L'écrivain Kateb Yacine, alors lycéen à Sétif, a écrit : « C'est en 1945 que mon humanitarisme fut confronté, pour la première fois, au plus atroce des spectacles. J'avais vingt ans. Le choc que je ressentis devant l'impitoyable boucherie qui provoqua la mort de plusieurs milliers de musulmans, je ne l'ai jamais oublié. Là se cimente mon nationalisme. » Peut-on dire que la page n'est toujours pas tournée et que les traumatismes sont encore présents ? Ameur Rkhila : ce n'est pas seulement une question d'oubli, c'est avant tout une affaire de recherche rationnelle sur l'histoire. Il est grand temps de passer à l'écriture scientifique de notre histoire. Je suis parmi ceux qui appellent à la révision de notre histoire. Il y a plusieurs événements, plusieurs faits historiques, qui ne sont pas écrits d'une manière scientifique et rationnelle. Le moment est venu pour laisser l'écriture de l'histoire aux historiens. Sinon, il est bien évident que cette image douloureuse de notre histoire ne peut pas être oubliée. L'armée française s'est déchaînée et a massacré, sans distinction, plusieurs milliers d'Algériens sans défense.

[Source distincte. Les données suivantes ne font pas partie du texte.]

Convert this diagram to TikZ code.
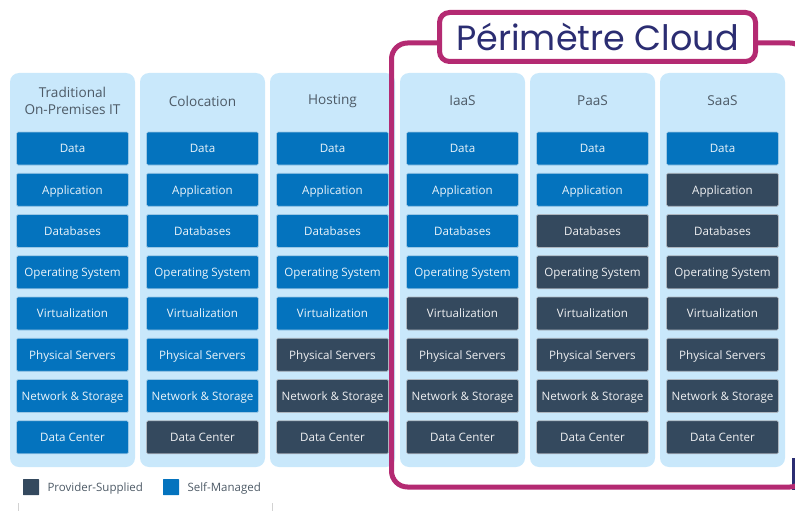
\documentclass[tikz,border=0pt]{standalone}
\usepackage{fontspec}
\setmainfont{Open Sans}
\newfontfamily\perimfont{Poppins}
\usetikzlibrary{positioning}

\definecolor{selfblue}{HTML}{0473BE}
\definecolor{provdark}{HTML}{34495E}
\definecolor{colbg}{HTML}{C9E8FB}
\definecolor{perim}{HTML}{B42A72}
\definecolor{perimtext}{HTML}{2B2D72}
\definecolor{headgray}{HTML}{4D5A66}

\tikzset{
  colbox/.style={fill=colbg,rounded corners=9pt},
  layer/.style={rounded corners=1.5pt,draw=white!60!#1,line width=0.6pt,fill=#1,
    minimum width=112pt,minimum height=33pt,inner sep=0pt,text=white!92!#1,
    text height=8.5pt,text depth=0pt,font=\fontsize{11.6}{13}\selectfont},
  selfbox/.style={layer=selfblue},
  provbox/.style={layer=provdark},
  colhead/.style={text=headgray,align=center,font=\fontsize{13.6}{16.5}\selectfont},
  legtext/.style={text=headgray,anchor=west,text height=8.5pt,text depth=0pt,
    inner sep=0pt,font=\fontsize{11.5}{13}\selectfont}
}

\begin{document}
\begin{tikzpicture}[x=1pt,y=-1pt]
        \useasboundingbox (0,0) rectangle (795,511);
        %colonnes
        \foreach \i/\name/\nblue in {0/{Traditional\\On-Premises IT}/8,1/Colocation/7,2/Hosting/5,
                                     3/IaaS/4,4/PaaS/2,5/SaaS/1}{
            \fill[colbox] (10+130*\i,73) rectangle (135+130*\i,467);
            \node[colhead] (head\i) at (72.5+130*\i,101) {\name};
            \foreach \lbl [count=\k] in {Data,Application,Databases,Operating System,Virtualization,
                                         Physical Servers,Network \& Storage,Data Center}{
                \ifnum\k>\nblue \def\boxstyle{provbox}\else\def\boxstyle{selfbox}\fi
                \node[\boxstyle] (col\i-r\k) at (72.5+130*\i,107.25+41.25*\k) {\lbl};
            }
        }
        %legende
        \node[provbox,minimum width=16pt,minimum height=16pt,draw=none,rounded corners=0.5pt] (legprov) at (31,487) {};
        \node[legtext,right=8pt of legprov] (legprovtxt) {Provider-Supplied};
        \node[selfbox,minimum width=16pt,minimum height=16pt,draw=none,rounded corners=0.5pt] (legself) at (171,487) {};
        \node[legtext,right=8pt of legself] (legselftxt) {Self-Managed};
        \draw[gray!35,thin] (18,503)--(18,511) (272,503)--(272,511);
        %perimetre cloud
        \fill[perimtext] (792,458) rectangle (798,490);
        \draw[perim,line width=5pt,rounded corners=16pt] (391.5,43) rectangle (806,487);
        \node[fill=white,draw=perim,line width=5pt,rounded corners=10pt,minimum width=316pt,
              minimum height=49pt,inner sep=0pt,text=perimtext,font=\perimfont\fontsize{35}{37}\selectfont]
              (perimlabel) at (597.5,37) {Périmètre Cloud};
\end{tikzpicture}
\end{document}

Boudjemaâ Souilah : Notre intérêt, c'est d'abord de lutter contre l'oubli. Il s'agit de ne pas oublier ces faits de l'histoire. Les jeunes Algériens, les future générations, ne doivent pas oublier la mémoire collective qui doit être préservée. Le colonisateur a brutalisé notre pays. Il a dilapidé ses richesses. Il a torturé notre peuple. Ce jour-là, la France a commis l'un des plus atroces massacres coloniaux. Les gens tués ne l'ont pas été pour leur opinion, mais à cause d'un idéal qui est la liberté. Le jour même où la France est libérée, elle réaffirme, dans le sang, sa domination coloniale en Algérie. Aujourd'hui encore, et après 69 ans, nous souffrons toujours. La douleur est toujours vivace. Il y avait une volonté réelle d'exterminer le peuple algérien et le spolier de son identité.

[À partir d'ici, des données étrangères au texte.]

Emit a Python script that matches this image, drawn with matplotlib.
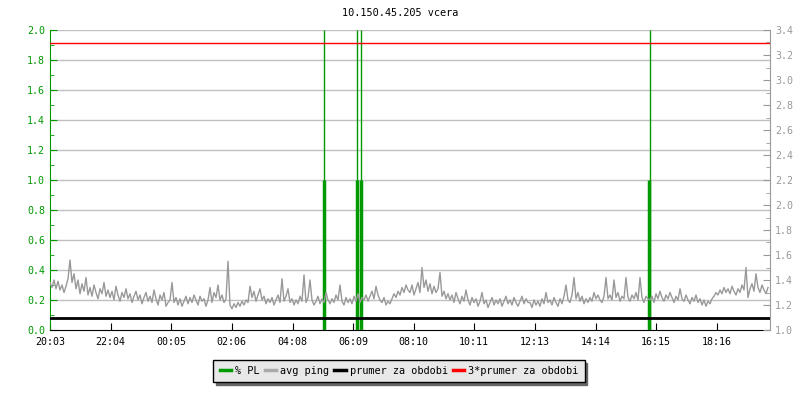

Le général Duval avait lancé dans son compte rendu, après le massacre, l'avertissement suivant : « Je vous ai assuré la paix pour dix ans ». Neuf ans plus tard, il y a eu le 1er novembre 54. Le 8 mai 45 a-t-il été le prélude de la guerre d'Algérie ? Boudjemaâ Souilah : L'histoire de l'Algérie est une succession d'événements qui s'étalent sur 132 ans. Chaque étape a son importance. En 1945, la répression sanglante s'est généralisée. Les massacres du 8 mai 1945 ont marqué un tournant dans la lutte pour l'indépendance. Les Algériens ont compris, ce jour-là, que seule la lutte armée serait payante pour leur indépendance.

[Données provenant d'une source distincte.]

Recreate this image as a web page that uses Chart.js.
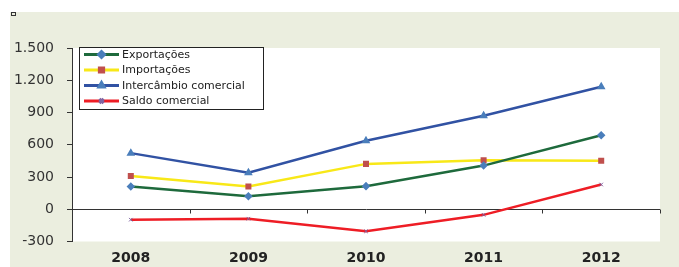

Ameur Rkhila : Effectivement, les massacres marquent les prémices de la guerre de Libération. D'ailleurs, la date du 8 mai 1945 a servi de référence à la guerre de Libération nationale. C'est aussi l'échec de la politique sociale menée par la France coloniale en Algérie. En 1945, les autorités françaises de l'époque ont mis en place un programme pour l'éducation nationale, pour le travail, pour l'habitat, sans être suivi d'exécution à cause de l'opposition des colons qui ne voulaient plus entendre parler d'un programme de développement au profit des Algériens. Le drame est passé inaperçu dans l'opinion française qui continuait de croire que les Algériens étaient des sympathisants nazis et que ce massacre d'Algériens faisait suite à l'assassinat d'une centaine d'Européens par des indépendantistes. Pourquoi, à votre avis, tout ce pan de notre histoire a été occulté par la France ? Boudjemaâ Souilah : C'est clair, c'est une vision colonialiste. Il y a même certains journaux français qui considéraient le soulèvement du 8 mai 1945 comme l'expression d'un ras-le bol contre la faim et la pauvreté. En réalité, le peuple a voulu exprimer son désir de liberté et d'en finir avec la domination et le pillage de ses richesses. Le colonisateur français avait projeté l'extermination de milliers d'Algériens. Il a tenté d'aliéner l'identité nationale. Pour preuve, il a mobilisé toutes les forces de police, de gendarmerie, de l'armée pour fusiller des Algériens.
Ameur Rkhila : Les médias français n'ont fait que répercuter les discours de l'administration française. A titre d'exemple, le journal « L'Humanité », organe central du Parti communiste français, n'a fait que soutenir la politique française. La presse française de l'époque était au service de l'Administration pour asseoir sa domination. Il faut faire le distinguo entre la presse qui était diffusée ici en Algérie qui a souvent usé de la manipulation et du déni de l'information et qui a fortement soutenu les massacres, les considérant comme une réplique légitime face à une menace contre la souveraineté nationale, et la presse métropolitaine qui a fortement minimisé le bilan des tueries.
À sa sortie, « Hors-la-loi », le film de Rachid Bouchareb, a été suivi d'une vive polémique. En cause, quelques minutes d'images sur les massacres du 8 mai 1945. Cette date dérange toujours... Boudjemaâ Souilah : Sans aucun doute, le 8 mai 1945 dérange. Il continue, 69 ans après, de déranger tant que la France persiste dans sa politique de l'autruche. Pour notre part, il faut creuser davantage dans cette Histoire pour ne pas sombrer dans l'oubli. C'est pourquoi je dis qu'il est bien temps de passer à l'écriture de l'Histoire. Cette écriture doit tenir compte des sensibilités des uns et des autres car nos visions et nos façons de voir les choses sont différentes. La France doit remette les archives coloniales à l'Algérie pour permettre aux historiens et chercheurs algériens de traiter et d'écrire l'Histoire. Ameur Rkhila : A la colère légitime des Algériens, la réponse du gouvernement français était la terreur. Il est bien évident que le 8 mai 1945 reste à jamais un des plus atroces massacres coloniaux perpétrés par cette France fraîchement libérée. Oui, certainement, le 8 mai 1945 dérange toujours.